Objectives: We envision developing a modeling and evaluation framework for a superconducting electronics (SCE) based Supercomputing system to enable exploration of the systems for Zetta-Scale Era. We approach this by modeling a first Cryo-Phoenix System architecture with photonic interconnect to external HBM/DDR5 DRAM memories using 1) Specialized accelerator design, 2) wafer stacking, 3) device density improvement and 4) ultra-high bandwidth interconnect: 1) Specialized architecture design (several designs are already demonstrated by the authors [1],[2]) which reduces the application compute latency by 40x and reduction of external I/O by 2x-5x depending on the datapath width. 2) Superconducting die or wafer stacking, with density increase from 4M to 7M Josephson junctions per square centimeter (JJ/cm2), an approximate comparison to CMOS transistor density, would be able to achieve approximately 60 Exaflops (40x the Frontier system’s 1.5 Exaflops) within the same power envelope of 40MW, and 75 fridges (approximately half of the Frontier cabinets). 3) Increased density through lithographic and device improvements combined with stacking will enable 120 exaflops while reducing the cooling cost to approximately 30 fridges. (from 7M JJ/cm2 today to 70M JJ/cm2 in 5 years, at 10% of the cooling cost of the Frontier system). This project will also utilize specialization to reach closer to zettaflop performance. 4) Ultra-high bandwidth interconnect: The cryo-to-Room Temperature photonic interface designed by Stojanovic’s team is a novel coherent ultrafast reflective link (CURL), designed as the optimal approach to leverage the large energy cost asymmetry between 4K and room temperature (RT) environments. We project CURLs achieving 1pJ/bit (RT) wall-plug with 10-15 BER at 32 Gbps/wavelength. CURLs are replicated across wavelengths and fibers to permit 25 Tbps per SC node at 1Tbps/fiber and an aggregate 32Pb/s from the fridge cabinet Super-node.

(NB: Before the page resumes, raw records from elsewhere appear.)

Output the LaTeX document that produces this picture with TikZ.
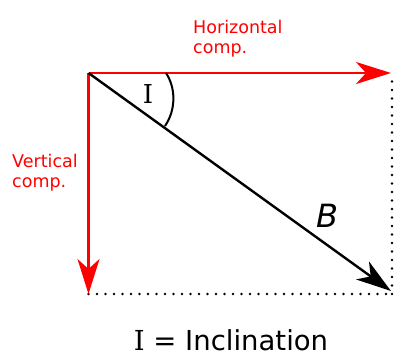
\documentclass[tikz,border=0pt]{standalone}
\usepackage{fontspec}
\setmainfont{DejaVu Sans}
\newfontfamily\serifI{DejaVu Serif}
\usetikzlibrary{arrows.meta}
\definecolor{vred}{RGB}{255,0,0}
\tikzset{
  comp/.style={draw=vred, line width=2.4pt, -{Stealth[length=35pt, width=22pt, inset=10pt]}},
  vecB/.style={draw=black, line width=2.4pt, -{Stealth[length=35pt, width=22pt, inset=10pt]}},
  proj/.style={draw=black, line width=2.7pt, line cap=round, dash pattern=on 0pt off 8.5pt},
  lbl/.style={text=vred, font=\fontsize{17.5}{20}\selectfont, align=left, inner sep=0pt},
}
\begin{document}
\begin{tikzpicture}[x=1pt, y=-1pt]
\useasboundingbox (0,0) rectangle (395,356);
\coordinate (O) at (88.5,73);
\coordinate (H) at (391,73);
\coordinate (V) at (88.5,294);
\coordinate (C) at (391,291);
\coordinate (HD) at (392,78);
\coordinate (CD) at (392,294);
\coordinate (VD) at (88.5,294);
\coordinate (A1) at (166,73);
\coordinate (A2) at (165,126);
% projections
\draw[proj] (CD) -- (HD);
\draw[proj] (VD) -- (CD);
% components
\draw[comp] (O) -- (H);
\draw[comp] (O) -- (V);
% B vector
\draw[vecB] (O) -- (C);
% angle arc
\draw[line width=2pt] (A1) .. controls (176,88) and (176,110) .. (A2);
% labels
\node[lbl, anchor=base west] (hl) at (193,33) {Horizontal};
\node[lbl, anchor=base west] (hc) at (193,53) {comp.};
\node[lbl, anchor=base west] (vl) at (12,167) {Vertical};
\node[lbl, anchor=base west] (vc) at (12,187) {comp.};
\node[inner sep=0pt, font=\serifI\fontsize{26}{28}\selectfont] (ang) at (148,94) {I};
\node[inner sep=0pt, font=\fontsize{32}{34}\selectfont\itshape] (bl) at (327,216) {B};
\node[inner sep=0pt, anchor=base, font=\fontsize{27.5}{30}\selectfont] (cap) at (231,350) {{\serifI I} = Inclination};
\end{tikzpicture}
\end{document}
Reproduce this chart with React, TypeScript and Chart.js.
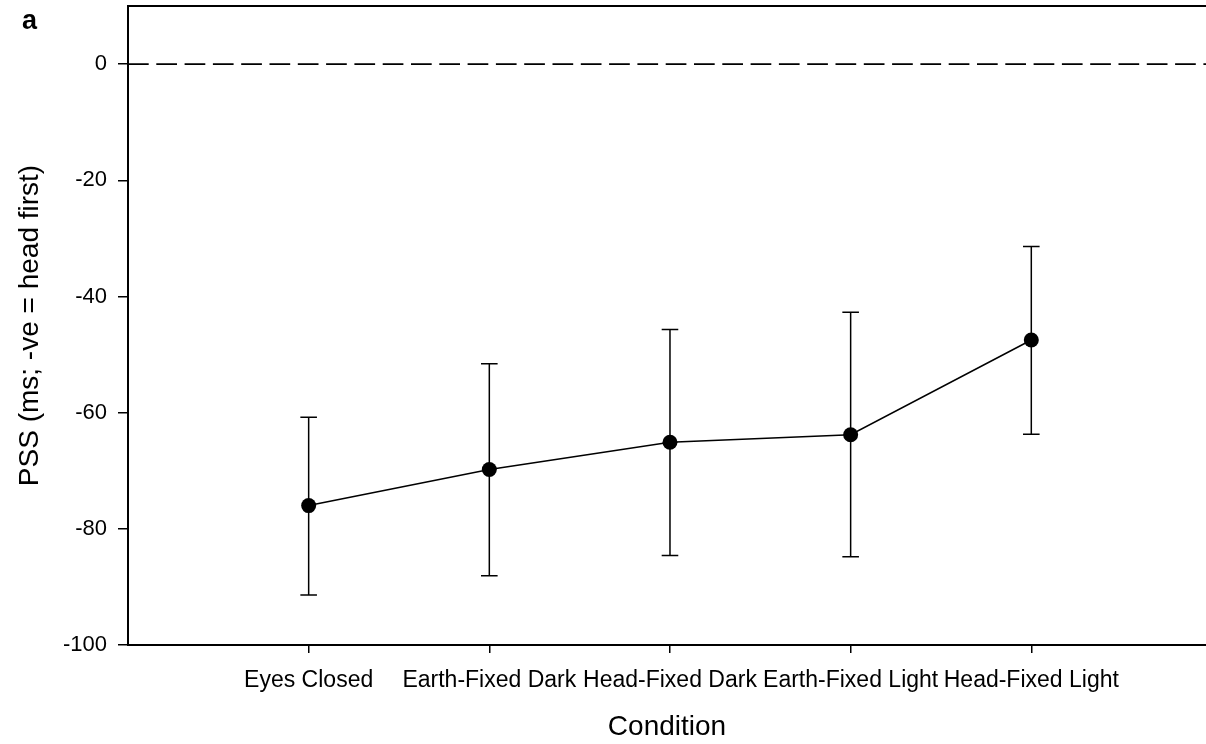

Approach: A. Superconducting Circuit Design (RSFQ, AQFP): (Vasudevan) will design custom superconducting accelerators to accelerate compute and memory workloads using RSFQ and AQFP devices using EDA tools for Superconducting Logic. Logic models like multi-valued logic and temporal logic design [1,2] will be used to implement compact, high bandwidth and low latency accelerators for a set of chosen kernels from the NAS Parallel benchmarks and NERSC mini-apps. Surrogate model based Superconducting circuit simulation framework will be used to analyze the electromagnetic coupling for shielding issues and margin calculations. B. Superconducting Heterogeneous Chiplet Modeling (Super-gem5): (Lowe-Power, Vasudevan) will be developing the Super-gem5 framework to enable superconducting heterogenous chiplet model simulation supporting set of Graph benchmarks (LIGAR benchmarks especially). Accelerators, CPU, and memory metrics obtained from circuit design thrust will be used to configure gem5 to enable the Super-gem5 chiplet model evaluation. C. Cryo-Phoenix System Level Modeling (Super-SST):(Stojanovic, Vasudevan) will be modeling the Cryo-Phoenix system with 1K nodes with the CURL photonic interconnect models integrated to the SST simulation framework. The gem5 simulator and SST integrated interface will be used to communicate the chiplet level models from gem5 to SST. On successful modeling of the first system, we will embark on modeling a TESLA DOJO style disaggregated memory architecture to evaluate the feasibility and complexity of the system. Impacts: This project will address the 3 main goals of this DoE FOA 1) enabling serial computational rate of > 20 GHz clock speed (our design models 20 - 48 GHz blocks, up to 120 ExaFlops), 2) Addressing the < 20 MW energy consumption metric when building future supercomputing systems, 3) Exploring the several scientific workloads (NAS, LIGAR benchmarks) and 4) accounting for the data movement between the Nodes and Supernodes of proposed Cryo-Phoenix system.